Can you bank on Medibank?

Initial public offerings are back. Medibank Private is on the block in Australia. How should you approach IPOs and how can you tell a good one from a bad one?

An IPO is when a company first sells stock to the public. Sometimes, these offerings are by smaller companies seeking capital to expand. Other times, they involve large privately-owned companies where the principals and other insiders are seeking to cash out of some of their investment.

In the case of the sale of Medibank, the IPO is a privatisation. This is when a government, often seeking to repair its budget or increase efficiency, sells a publicly owned asset. Small investors and institutions can buy shares and own a stake of the enterprise.

The bigger initial public offerings or company “floats” are often accompanied by slick publicity campaigns. These can include paid advertising, mail-outs and exclusive “drops” to financial journalists who are used to market the offer and maximise the price.

So there are lots of vested interests involved. The owners want the highest possible price, the underwriters and brokers want maximum publicity so they can clear the stock, the public relations and advertising companies want the business and the media wants the story.

Naturally, individual investors, when confronted by all the hype around IPOs, will ask their advisors whether it is worth buying stock in the initial offer.

The truth is no-one really knows whether the initial price is the “right” price or whether the stock will be a good long-term investment. It often takes a significant period of a stock trading in the secondary market before a number of structural issues related to the float are out.

These can include lock-up periods which prevent the principals and other insiders of a company selling their stock on-market. Knowing of this over-hang from potential future sales, the market can sometimes discount a stock in the months after the IPO.

On other occasions, the underwriters to the float may be contracted by the promoters to provide support for the stock in the initial months. So, again, it can take time for the security to fully reflect the risk and return characteristics of the company.

A third common issue is that institutional investors find they get generous allocations to less popular public offerings and minimal allocations to the really sought-after ones. When supply exceeds demand, think about what happens to the price.

Finally, the evidence around the performance of IPOs is mixed. Some companies do well. An example locally is Aurizon Holdings, the rail freight company floated by the Queensland government at $2.55 a share four years ago. It reached record highs this year above $5 a share.

On the other hand, there have also been some high-profile disasters. One of them was department store retailer Myer Holdings, which was offered five years ago at $4.10 a share, sank on debut and has never recovered that price since.
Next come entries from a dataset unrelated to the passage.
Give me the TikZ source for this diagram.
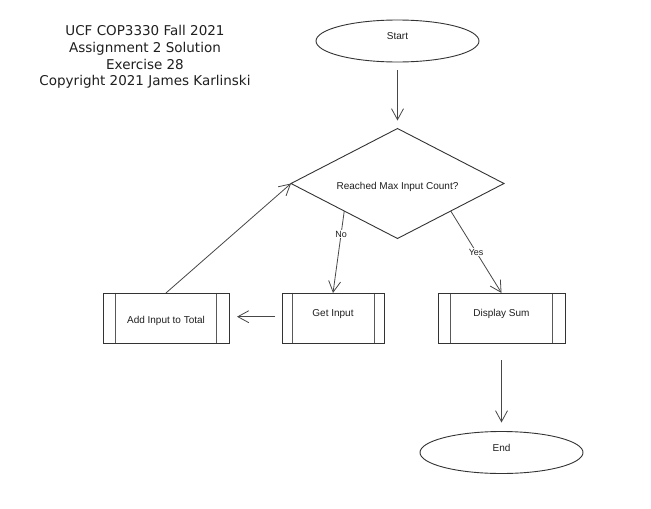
\documentclass[tikz,border=0pt]{standalone}
\usepackage{fontspec}
\setmainfont{Liberation Sans}
\newfontfamily\titlefont{DejaVu Sans}
\usetikzlibrary{shapes.geometric, arrows.meta}
\begin{document}
\begin{tikzpicture}[x=1pt, y=-1pt,
  every node/.style={font=\fontsize{10}{12}\selectfont, text=black!88},
  shapeline/.style={draw=black!80, line width=0.9pt},
  raised/.style={text height=7.2pt, text depth=10pt},
  lowered/.style={text height=11pt, text depth=0pt},
  terminal/.style={shapeline, ellipse, minimum width=163pt, minimum height=42pt, inner sep=0pt, outer sep=0pt, raised},
  decision/.style={shapeline, diamond, aspect=1.94, minimum width=213pt, minimum height=110pt, inner sep=0pt, outer sep=0pt},
  subproc/.style={shapeline, rectangle, inner sep=0pt, outer sep=0pt,
    path picture={
      \draw[draw=black!65, line width=0.9pt]
        ([xshift=#1]path picture bounding box.north west) -- ([xshift=#1]path picture bounding box.south west)
        ([xshift=-#1]path picture bounding box.north east) -- ([xshift=-#1]path picture bounding box.south east);
    }},
  flow/.style={draw=black!72, line width=0.8pt, -{Straight Barb[length=11pt, width=12pt]}},
  edgelabel/.style={fill=white, inner sep=1pt, font=\fontsize{9}{11}\selectfont}
]
\useasboundingbox (0,0) rectangle (651,509);
\fill[white] (0,0) rectangle (651,509);

\node (title) at (145,57) [font=\titlefont\fontsize{13.5}{16.8}\selectfont, align=center]
  {UCF COP3330 Fall 2021\\Assignment 2 Solution\\Exercise 28\\Copyright 2021 James Karlinski};

\node[terminal] (start) at (397.5,41) {Start};
\node[decision, lowered] (decision) at (397.5,183.5) {Reached Max Input Count?};
\node[subproc=10pt, minimum width=102pt, minimum height=50.5pt, raised] (getinput) at (333,318.2) {Get Input};
\node[subproc=12.5pt, minimum width=126pt, minimum height=50.5pt, lowered] (addinput) at (166,318.2) {Add Input to Total};
\node[subproc=12.5pt, minimum width=127pt, minimum height=50.5pt, raised] (display) at (501.5,318.2) {Display Sum};
\node[terminal] (end) at (501.5,452.5) {End};

\draw[flow, shorten <=8pt, shorten >=8pt] (start) -- (decision);
\draw[flow] (decision.south west) -- node[pos=0.28, edgelabel] (nolabel) {No} (getinput.north);
\draw[flow] (decision.south east) -- node[pos=0.5, edgelabel] (yeslabel) {Yes} (display.north);
\draw[flow, shorten <=7pt, shorten >=8pt] ([yshift=1.5pt]getinput.west) -- ([yshift=1.5pt]addinput.east);
\draw[flow] (addinput.north) -- (decision.west);
\draw[flow, shorten <=17pt, shorten >=9pt] (display.south) -- (end.north);
\end{tikzpicture}
\end{document}
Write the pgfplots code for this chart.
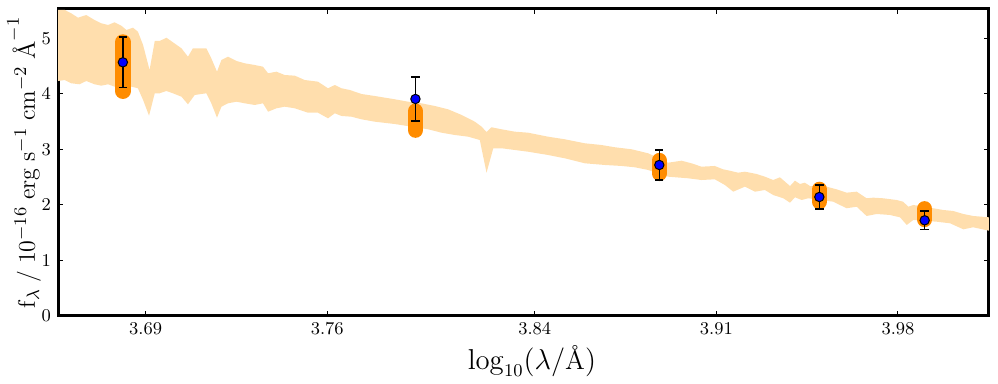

It was recently trading around $1.79.

Many more Australian investors were burnt by the second instalment of the federal government’s sale of Telstra, what became known as “T2”. In that case, investors paid $7.40 a share across two instalments but waited more than a decade before they could sell without making a loss.

The academic evidence around IPO performance is mixed, depending on time periods and other factors. But it’s plain that there is a lot of uncertainty around individual issues and it really is a crapshoot whether the stock does well or not after the offering.

By the way, none of this implies that Medibank or any of the other recent high-profile floats won’t be good long-term investments. It just suggests that there is often a lot of “noise” around the IPO process that makes it hard to get a good lock on a company’s underlying market value.

What’s the right approach? Firstly, it’s wise not to get overly fixated on individual stocks in building an investment portfolio. The most important influence on returns is your portfolio structure and how much you are allocated to the broader dimensions of return.

In pondering investing in IPOs, the assumption many people make is whether they can make a quick “stag” profit, which means capitalising on a short-term spike in the stock after listing. This is the equivalent of people buying apartments off the plan and “flipping” them.

That approach is more about speculation than investment. It’s akin to taking a punt on a horse. You might get lucky. Or you might not. The point is it’s not a systematic way to invest.

As we have seen, the danger for many people around IPOs is they get caught up in all the publicity and media hype and feel compelled to buy in at the start. The alternative approach is to wait and see.

Ultimately, though, these decisions around IPOs are best left to an individual advisor aware of each client’s risk preferences, goals and investment horizons.